WHAT YOU HAVE TO DO:
Copy the records below exactly, starting at the line that contains "Clone this chart in Plotly." and ending at the line that contains "3.97, 3.54, 4.25]"; leave out any pictures.

SUPPLIED ENTRIES:
+ + + + +
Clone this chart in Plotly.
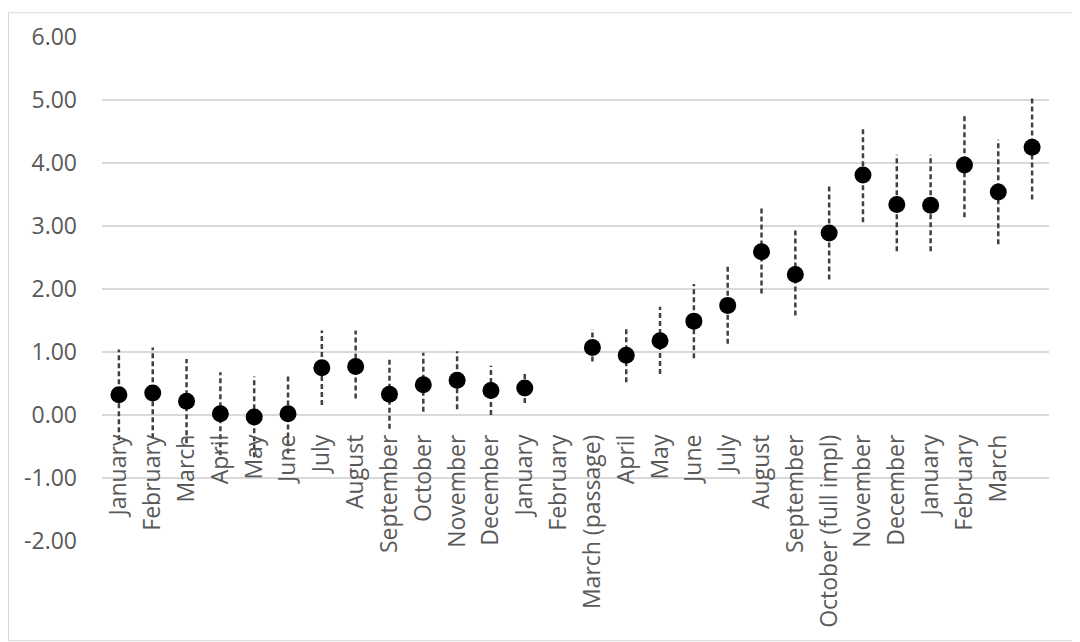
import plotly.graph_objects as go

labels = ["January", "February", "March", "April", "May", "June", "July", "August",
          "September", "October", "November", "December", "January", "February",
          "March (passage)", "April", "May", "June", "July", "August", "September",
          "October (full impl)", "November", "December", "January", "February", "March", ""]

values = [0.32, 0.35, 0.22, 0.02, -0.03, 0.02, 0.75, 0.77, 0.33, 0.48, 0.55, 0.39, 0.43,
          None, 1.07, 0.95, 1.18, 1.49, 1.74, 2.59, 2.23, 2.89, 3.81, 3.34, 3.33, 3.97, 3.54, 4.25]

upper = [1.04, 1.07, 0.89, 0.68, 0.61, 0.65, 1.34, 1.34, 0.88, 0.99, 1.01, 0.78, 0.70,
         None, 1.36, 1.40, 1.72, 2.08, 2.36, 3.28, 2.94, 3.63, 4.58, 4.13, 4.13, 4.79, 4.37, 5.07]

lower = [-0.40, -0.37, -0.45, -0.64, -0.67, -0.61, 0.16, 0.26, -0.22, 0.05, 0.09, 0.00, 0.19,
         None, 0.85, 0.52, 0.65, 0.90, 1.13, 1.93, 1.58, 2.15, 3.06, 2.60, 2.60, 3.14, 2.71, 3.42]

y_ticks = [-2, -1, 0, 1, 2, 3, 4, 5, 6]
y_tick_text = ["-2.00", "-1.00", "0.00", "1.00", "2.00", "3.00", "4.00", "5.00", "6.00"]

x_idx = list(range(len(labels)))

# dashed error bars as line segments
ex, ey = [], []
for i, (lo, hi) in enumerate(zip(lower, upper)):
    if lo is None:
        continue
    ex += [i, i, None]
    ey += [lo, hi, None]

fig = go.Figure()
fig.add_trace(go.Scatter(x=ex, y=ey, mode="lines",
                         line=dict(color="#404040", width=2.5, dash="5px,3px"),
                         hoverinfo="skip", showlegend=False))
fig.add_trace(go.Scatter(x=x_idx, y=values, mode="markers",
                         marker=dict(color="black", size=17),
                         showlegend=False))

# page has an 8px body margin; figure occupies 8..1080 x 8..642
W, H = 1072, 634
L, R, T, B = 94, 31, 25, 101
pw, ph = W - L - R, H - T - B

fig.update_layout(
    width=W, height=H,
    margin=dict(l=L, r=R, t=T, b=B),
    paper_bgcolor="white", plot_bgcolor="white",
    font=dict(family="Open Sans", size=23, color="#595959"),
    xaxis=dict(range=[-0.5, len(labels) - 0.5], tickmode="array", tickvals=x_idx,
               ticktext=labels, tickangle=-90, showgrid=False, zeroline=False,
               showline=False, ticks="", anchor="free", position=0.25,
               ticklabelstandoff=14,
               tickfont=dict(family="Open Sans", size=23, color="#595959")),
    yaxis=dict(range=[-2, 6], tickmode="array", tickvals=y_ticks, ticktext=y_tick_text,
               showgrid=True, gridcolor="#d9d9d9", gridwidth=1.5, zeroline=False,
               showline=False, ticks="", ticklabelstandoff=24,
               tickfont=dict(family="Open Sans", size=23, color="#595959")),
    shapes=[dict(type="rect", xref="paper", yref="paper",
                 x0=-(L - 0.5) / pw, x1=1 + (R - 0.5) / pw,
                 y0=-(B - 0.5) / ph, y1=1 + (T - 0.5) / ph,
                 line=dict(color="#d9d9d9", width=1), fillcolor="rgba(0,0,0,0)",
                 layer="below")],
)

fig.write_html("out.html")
+ + + + +
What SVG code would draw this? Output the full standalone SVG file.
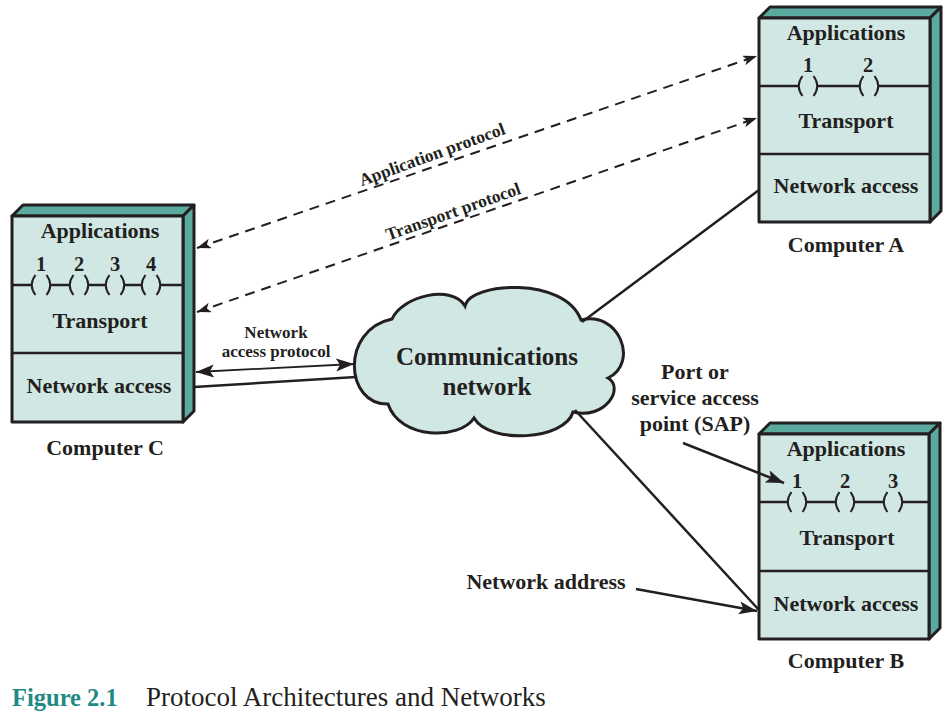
+ + + + +
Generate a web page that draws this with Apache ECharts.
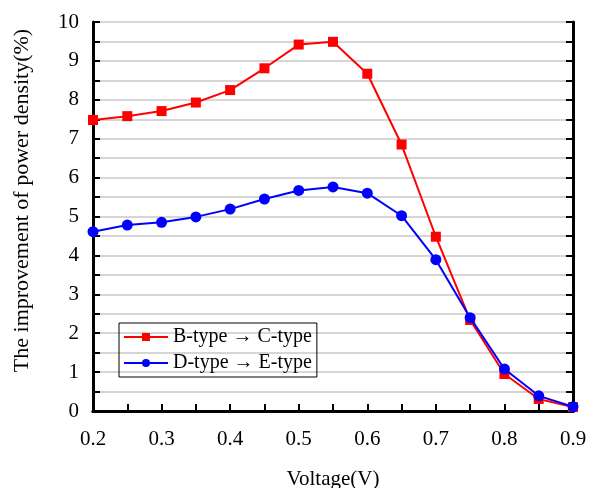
+ + + + +
THE COMPLETED TASK:
Clone this chart in Plotly.
import plotly.graph_objects as go

labels = ["January", "February", "March", "April", "May", "June", "July", "August",
          "September", "October", "November", "December", "January", "February",
          "March (passage)", "April", "May", "June", "July", "August", "September",
          "October (full impl)", "November", "December", "January", "February", "March", ""]

values = [0.32, 0.35, 0.22, 0.02, -0.03, 0.02, 0.75, 0.77, 0.33, 0.48, 0.55, 0.39, 0.43,
          None, 1.07, 0.95, 1.18, 1.49, 1.74, 2.59, 2.23, 2.89, 3.81, 3.34, 3.33, 3.97, 3.54, 4.25]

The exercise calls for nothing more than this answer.